Injuries that happen away from your regular job site can still fall under Illinois workers’ compensation law. However, whether you’re eligible depends on the nature of your activity when the injury occurred. The law focuses less on the location and more on whether the task served your employer’s interests.
Focus on work-related duties
To qualify for benefits, your off-site activity must be directly related to your job responsibilities. For instance, injuries sustained while making deliveries, attending off-site meetings, or traveling for business-related errands are typically covered. The determining factor is whether the employer directed or reasonably expected the employee to perform the task at that location. Activities of a personal nature, even if they happen during work hours, generally do not meet this standard.

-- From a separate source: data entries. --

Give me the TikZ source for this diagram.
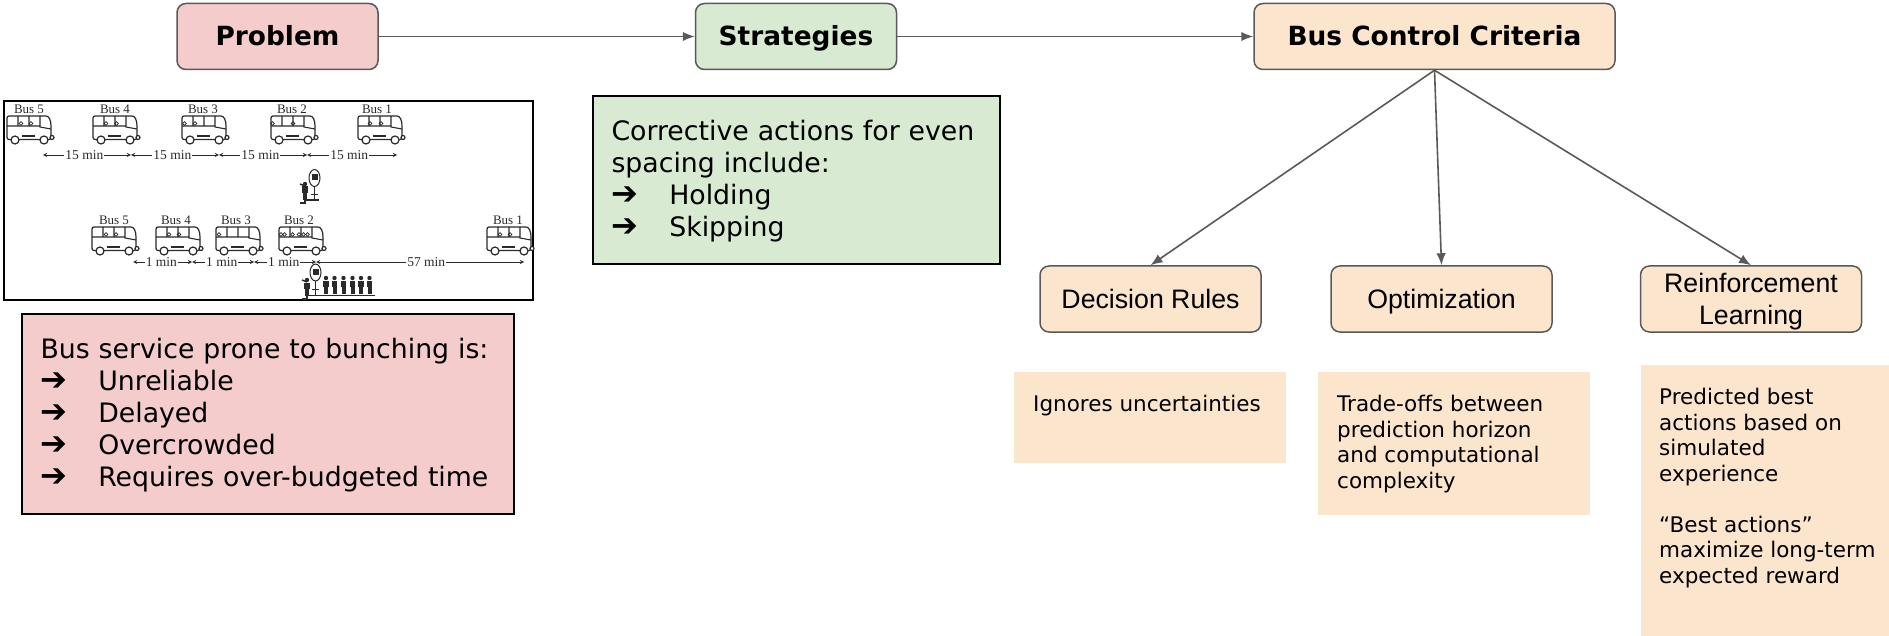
\documentclass[tikz,border=0pt]{standalone}
\usepackage{fontspec}
\setmainfont{DejaVu Sans}
\newfontfamily\labelfont{Liberation Sans}
\newfontfamily\figfont{Liberation Serif}
\usetikzlibrary{arrows.meta}

\definecolor{problemred}{HTML}{F4CCCC}
\definecolor{strategygreen}{HTML}{D9EAD3}
\definecolor{controlpeach}{HTML}{FCE5CD}
\definecolor{flowgray}{HTML}{595959}
\definecolor{figink}{HTML}{2A2A2A}

\tikzset{
headbox/.style={draw=flowgray, line width=1.5pt, rounded corners=9pt, minimum height=66pt, text height=23pt, text depth=5pt, font=\fontsize{26.4}{32}\selectfont\bfseries},
subbox/.style={draw=flowgray, line width=1.5pt, rounded corners=9pt, minimum width=221pt, minimum height=66pt, fill=controlpeach, align=center, font=\labelfont\fontsize{26.7}{32}\selectfont},
oneline/.style={text height=24pt, text depth=6pt},
textbox/.style={draw=black, line width=2pt, align=left, anchor=north west, font=\fontsize{26.75}{32}\selectfont},
notebox/.style={fill=controlpeach, anchor=north west},
notetext/.style={anchor=north west, align=left, inner sep=0pt, font=\fontsize{21.5}{25.5}\selectfont},
flow/.style={-{Latex[length=12pt,width=9.5pt]}, draw=flowgray, line width=1.6pt},
gap/.style={<->, >=stealth, draw=figink, line width=0.9pt},
gaplabel/.style={fill=white, inner sep=1pt, text=figink, font=\figfont\fontsize{13.5}{15}\selectfont},
buslabel/.style={text=figink, inner sep=0pt, font=\figfont\fontsize{13}{15}\selectfont},
pics/coach/.style={code={
  \draw[figink, line width=1.2pt, rounded corners=2pt] (0,23.5) -- (0,0) -- (37,0) .. controls (42,0) and (44,4) .. (44,12) -- (44,23.5) -- cycle;
  \draw[figink, line width=1.1pt] (0,10) -- (33,10) (33,0) -- (33,11) -- (44,13) (11,0) -- (11,10) (22,0) -- (22,10);
  \draw[figink, line width=1.4pt] (15,20) -- (28,20);
  \draw[figink, line width=1.2pt, fill=white] (8,24) circle (4pt) (37,24) circle (4pt) (45,21.5) circle (2pt);
  \foreach \s in {#1}
     \draw[figink, line width=0.7pt] (\s,7.5) circle (1.8pt);
}},
pics/waiter/.style={code={
  \fill[figink] (0,-16) circle (2.2pt);
  \fill[figink] (-2.8,-13.5) rectangle (2.8,-7);
  \fill[figink] (-2,-7) rectangle (2,0);
}},
pics/signpost/.style={code={
  \draw[figink, line width=1pt] (0,-22) ellipse (5.5pt and 8.5pt);
  \fill[figink] (-3,-25.5) rectangle (3,-19.5);
  \draw[figink, line width=1pt] (0,-13.5) -- (0,0) (-3.5,-5) -- (3.5,-5);
}}
}
% one arrow item of a bullet list
\newcommand{\arrowitem}[1]{\makebox[1em][l]{\scalebox{1.2}{\bfseries ➔}}\hspace{1.16em}#1}

\begin{document}
\begin{tikzpicture}[x=1pt,y=-1pt]
\useasboundingbox (0,0) rectangle (1889,636);

% top row
\node[headbox, fill=problemred, minimum width=201pt] (problem) at (277.5,36.5) {Problem};
\node[headbox, fill=strategygreen, minimum width=201pt] (strategies) at (796,36.5) {Strategies};
\node[headbox, fill=controlpeach, minimum width=361pt] (criteria) at (1434.5,36.5) {Bus Control Criteria};

\draw[flow] (problem) -- (strategies);
\draw[flow] (strategies) -- (criteria);

% criteria and what each one does
\node[subbox, oneline] (rules) at (1150.5,299) {Decision Rules};
\node[subbox, oneline] (optim) at (1441.5,299) {Optimization};
\node[subbox, text depth=0pt] (rl) at (1751,299) {Reinforcement\\Learning};

\draw[flow] (criteria.south) -- (rules.north);
\draw[flow] (criteria.south) -- (optim.north);
\draw[flow] (criteria.south) -- (rl.north);

\node[notebox, minimum width=272pt, minimum height=91pt] (rulesnote) at (1014,372) {};
\node[notebox, minimum width=272pt, minimum height=143pt] (optimnote) at (1318,372) {};
\node[notebox, minimum width=248pt, minimum height=271pt] (rlnote) at (1641,365) {};
\node[notetext] (rulestext) at (1033,395) {Ignores uncertainties};
\node[notetext] (optimtext) at (1337,395) {Trade-offs between\\prediction horizon\\and computational\\complexity};
\node[notetext] (rltext) at (1659,388) {Predicted best\\actions based on\\simulated\\experience\\[25.5pt]“Best actions”\\maximize long-term\\expected reward};

% text boxes
\node[textbox, fill=problemred, minimum width=492pt, minimum height=200pt, text width=455pt, inner sep=18pt] (problemtext) at (21,313) {\rule{0pt}{22.5pt}Bus service prone to bunching is:\\\arrowitem{Unreliable}\\\arrowitem{Delayed}\\\arrowitem{Overcrowded}\\\arrowitem{Requires over-budgeted time}};
\node[textbox, fill=strategygreen, minimum width=407pt, minimum height=168pt, text width=370pt, inner sep=18pt] (strategytext) at (592,95) {\rule{0pt}{22.5pt}Corrective actions for even\\spacing include:\\\arrowitem{Holding}\\\arrowitem{Skipping}};

% bunching figure
\node[draw=black, line width=2pt, minimum width=529pt, minimum height=199pt, anchor=north west] (busframe) at (3,100) {};

\foreach \n/\x in {5/29,4/115,3/203,2/292,1/377}
     \node[buslabel] (evenbus\n) at (\x,109) {Bus \n};
\foreach \n/\x in {5/114,4/176,3/236,2/299,1/508}
     \node[buslabel] (bunchbus\n) at (\x,220) {Bus \n};

\pic at (7,116) {coach={14,24}};
\pic at (93,116) {coach={13,23.5}};
\pic at (182,116) {coach={2.5,13}};
\pic at (271,116) {coach={1.5,22}};
\pic at (358,116) {coach={12,23}};

\pic at (92,227) {coach={14,24}};
\pic at (156,227) {coach={13,23}};
\pic at (216,227) {coach={3}};
\pic at (279,227) {coach={2,5.5,13.5,20,24.5,28.5}};
\pic at (487,227) {coach={13,23}};

% headways
\foreach \n/\x in {0/43,1/131,2/219,3/307,4/397}
     \coordinate (even\n) at (\x,155);
\foreach \n/\x in {0/133,1/192,2/254,3/316,4/524}
     \coordinate (bunch\n) at (\x,262);

\foreach \a/\b in {0/1,1/2,2/3,3/4}
     \draw[gap] (even\a) -- (even\b) node[gaplabel,pos=0.47] (evenlabel\a) {15 min};
\foreach \a/\b in {0/1,1/2,2/3}
     \draw[gap] (bunch\a) -- (bunch\b) node[gaplabel,pos=0.48] (bunchlabel\a) {1 min};
\draw[gap] (bunch3) -- (bunch4) node[gaplabel,pos=0.53] (bunchlabel3) {57 min};

% stops
\pic at (314.5,200) {signpost};
\pic at (305,200) {waiter};
\draw[figink, line width=1.2pt] (300,203) -- (305,203) -- (305,200) -- (319,200);
\draw[figink, line width=1.4pt] (305,186) -- (300,184);

\pic at (315.5,294.5) {signpost};
\pic at (307,296) {waiter};
\draw[figink, line width=1.2pt] (302,299) -- (307,299) -- (307,295.5) -- (375,295.5);
\draw[figink, line width=1.4pt] (307,282) -- (302,280);
\foreach \x in {326,334.5,343.5,352.5,361,369.5}
     \pic at (\x,294) {waiter};

\end{tikzpicture}
\end{document}
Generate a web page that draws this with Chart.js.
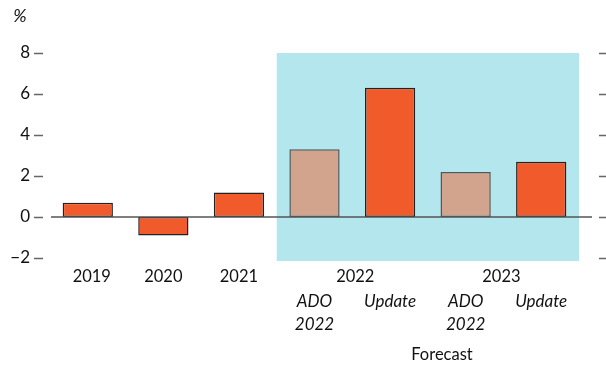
<!DOCTYPE html>
<html>
<head>
<meta charset="utf-8">
<script src="https://cdn.jsdelivr.net/npm/chart.js@4"></script>
<style>
  html, body { margin: 0; padding: 0; background: #fff; }
  #wrap { width: 606px; height: 366px; position: relative; }
</style>
</head>
<body>
<div id="wrap"><canvas id="growthChart"></canvas></div>
<script>
const categories = ['2019', '2020', '2021', '2022 ADO 2022', '2022 Update', '2023 ADO 2022', '2023 Update'];
const growth = [0.7, -0.9, 1.2, 3.3, 6.3, 2.2, 2.7];
const barKinds = ['update', 'update', 'update', 'ado', 'update', 'ado', 'update'];
const yearLabels = ['2019', '2020', '2021', '2022', '2023'];
const subLabels = ['', '', '', 'ADO|2022', 'Update', 'ADO|2022', 'Update'];
const yTicks = [-2, 0, 2, 4, 6, 8];

const FONT = 'Lato, "Open Sans", sans-serif';
const ORANGE = '#F15A2B';
const TAN = '#D2A38D';
const CYAN = '#B3E7ED';

const overlay = {
  id: 'overlay',
  beforeDatasetsDraw(chart) {
    const { ctx, chartArea: a, scales: { x, y } } = chart;
    const left = (x.getPixelForValue(2) + x.getPixelForValue(3)) / 2;
    ctx.save();
    ctx.fillStyle = CYAN;
    ctx.fillRect(left, y.getPixelForValue(8), a.right - left, y.getPixelForValue(-2) + 3 - y.getPixelForValue(8));
    ctx.restore();
  },
  afterDatasetsDraw(chart) {
    const { ctx, chartArea: a, scales: { x, y } } = chart;
    ctx.save();
    // zero line
    ctx.strokeStyle = '#555';
    ctx.lineWidth = 1.5;
    const y0 = y.getPixelForValue(0);
    ctx.beginPath();
    ctx.moveTo(a.left + 1, y0);
    ctx.lineTo(592, y0);
    ctx.stroke();
    // tick dashes both sides
    ctx.strokeStyle = '#666';
    yTicks.forEach(v => {
      const py = Math.round(y.getPixelForValue(v)) + 0.5;
      ctx.beginPath();
      ctx.moveTo(34, py); ctx.lineTo(43, py);
      ctx.moveTo(599, py); ctx.lineTo(606, py);
      ctx.stroke();
    });
    // labels
    ctx.fillStyle = '#111';
    ctx.textAlign = 'center';
    ctx.textBaseline = 'middle';
    ctx.font = '16.5px ' + FONT;
    const cx = i => x.getPixelForValue(i);
    ctx.fillText(yearLabels[0], cx(0) + 4, 277);
    ctx.fillText(yearLabels[1], cx(1), 277);
    ctx.fillText(yearLabels[2], cx(2), 277);
    ctx.fillText(yearLabels[3], (cx(3) + cx(4)) / 2 + 3, 277);
    ctx.fillText(yearLabels[4], (cx(5) + cx(6)) / 2 - 2, 277);
    ctx.font = 'italic 17px ' + FONT;
    subLabels.forEach((s, i) => {
      if (!s) return;
      s.split('|').forEach((line, j) => ctx.fillText(line, cx(i), 302 + j * 23));
    });
    ctx.font = 'italic 18px ' + FONT;
    ctx.fillText('%', 20, 16);
    ctx.font = '16.5px ' + FONT;
    ctx.fillText('Forecast', 442, 355);
    ctx.restore();
  }
};

new Chart(document.getElementById('growthChart'), {
  type: 'bar',
  data: {
    labels: categories,
    datasets: [{
      data: growth,
      backgroundColor: barKinds.map(k => k === 'ado' ? TAN : ORANGE),
      borderColor: barKinds.map(k => k === 'ado' ? '#555' : '#222'),
      borderWidth: 1.5,
      borderSkipped: false,
      categoryPercentage: 1,
      barPercentage: 0.665
    }]
  },
  options: {
    responsive: true,
    maintainAspectRatio: false,
    animation: false,
    layout: { padding: { top: 53, right: 27, bottom: 108, left: 0 } },
    plugins: { legend: { display: false }, tooltip: { enabled: false } },
    scales: {
      x: { display: false },
      y: {
        min: -2, max: 8,
        afterFit: s => { s.width = 50; },
        afterBuildTicks: s => { s.ticks = yTicks.map(v => ({ value: v })); },
        border: { display: false },
        grid: { display: false, drawTicks: false },
        ticks: {
          padding: 20,
          color: '#111',
          font: { family: FONT, size: 17 },
          callback: v => v < 0 ? '\u2212' + Math.abs(v) : String(v)
        }
      }
    }
  },
  plugins: [overlay]
});
</script>
</body>
</html>
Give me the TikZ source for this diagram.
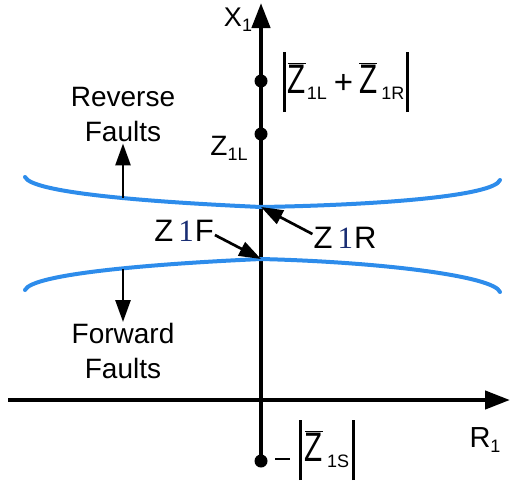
\documentclass[tikz,border=0pt]{standalone}
\usepackage{fontspec}
\setmainfont{Liberation Sans}
\newfontfamily\oneserif{Liberation Serif}
\usepackage{xcolor}
\usepackage{graphicx}
\usetikzlibrary{positioning,arrows.meta}

\definecolor{curveblue}{RGB}{45,140,235}
\definecolor{onenavy}{RGB}{25,45,115}

\newcommand{\lowidx}[1]{\raisebox{-0.35ex}{\fontsize{18}{18}\selectfont #1}}
\newcommand{\zbar}{$\overline{\mbox{\scalebox{0.9}[1.25]{Z}}}$}
\newcommand{\absbar}{\raisebox{-19pt}{\rule{2.6pt}{60pt}}}
\newcommand{\serifone}{\hspace{5pt}{\oneserif\color{onenavy}1}\hspace{1pt}}

\begin{document}
\begin{tikzpicture}[
    x=1pt, y=-1pt,
    axis/.style={line width=4.3pt, -{Triangle[length=25pt,width=18pt]}},
    fault curve/.style={draw=curveblue, line width=4pt, line cap=round},
    arrow/.style={line width=2.7pt, -{Triangle[length=22pt,width=15pt]}},
    dot/.style={circle, fill=black, inner sep=0pt, minimum size=13pt},
    label/.style={font=\fontsize{28}{35}\selectfont, inner sep=1pt, align=center},
    big/.style={font=\fontsize{33}{35}\selectfont, inner sep=0pt}
]
\useasboundingbox (0,0) rectangle (510,482);

% axes
\node[dot] (dtop) at (261,81) {};
\node[dot] (dmid) at (261,134) {};
\node[dot] (dbot) at (261,461) {};
\coordinate (xtip) at (261,3);
\coordinate (rstart) at (8,400);
\coordinate (rtip) at (510,400);
\draw[axis] (dbot.center) -- (xtip);
\draw[axis] (rstart) -- (rtip);
\node[label, font=\fontsize{27}{30}\selectfont] (xlab) at (238,20) {X\lowidx{1}};
\node[label, font=\fontsize{29}{30}\selectfont] (rlab) at (485,440) {R\lowidx{1}};

% impedance labels
\node[big] (zsum) at (346,82) {\absbar\hspace{2pt}\zbar\hspace{1pt}\lowidx{1L}\hspace{7pt}+\hspace{6pt}\zbar\hspace{4pt}\lowidx{1R}\hspace{2pt}\absbar};
\node[label] (zl) at (229,148) {Z\lowidx{1L}};
\node[big] (zs) at (315,450) {\rule[1pt]{15pt}{2pt}\hspace{9pt}\absbar\hspace{3pt}\zbar\hspace{4pt}\lowidx{1S}\hspace{3pt}\absbar};

% fault curves
\draw[fault curve] (25,177) .. controls (32,193) and (150,202) .. (261,207)
    .. controls (380,205) and (494,196) .. (500,180);
\draw[fault curve] (25,290) .. controls (32,274) and (150,264) .. (261,259)
    .. controls (380,262) and (494,276) .. (500,292);
\coordinate (rcross) at (261,207);
\coordinate (fcross) at (261,259);
\coordinate (rtick) at (123,198);
\coordinate (ftick) at (123,269);

% Reverse / Forward
\node[label] (rev) at (123,115) {Reverse\\Faults};
\node[label] (fwd) at (123,351) {Forward\\Faults};
\draw[arrow] (rtick) -- (rev.south);
\draw[arrow] (ftick) -- (fwd.north);

% Z1F and Z1R
\node[label, font=\fontsize{31}{31}\selectfont] (zf) at (184,231) {Z\serifone F};
\node[label, font=\fontsize{31}{31}\selectfont] (zr) at (345,238) {Z\serifone R};
\draw[arrow] (zf.east) ++(0,4) -- (fcross);
\draw[arrow] (zr.west) ++(0,-4) -- (rcross);

\end{tikzpicture}
\end{document}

Traveling employees may be covered
Illinois law recognizes that travel can be an essential function of certain jobs. Workers who travel as a part of their employment, such as sales representatives or delivery drivers, often remain eligible for compensation throughout their workday, even in off-site environments. That said, ordinary commuting usually falls outside the scope of coverage unless the employee is transporting work equipment or traveling between multiple work sites at the employer’s request.
Injuries at employer-sponsored events
If you’re injured at a training, seminar, or company-sponsored event, you may be eligible for compensation, especially if participation was mandatory or directly tied to your job. Courts often look at whether the event served the employer’s business interests. Social or recreational activities that are optional generally don’t qualify unless you were performing a work-related role at the time of the injury.
Your case must show that the injury occurred during the course of employment. Timely reporting, witness statements, and documentation of your duties are all useful. The more clearly you can link your injury to your job responsibilities, the stronger your claim will be.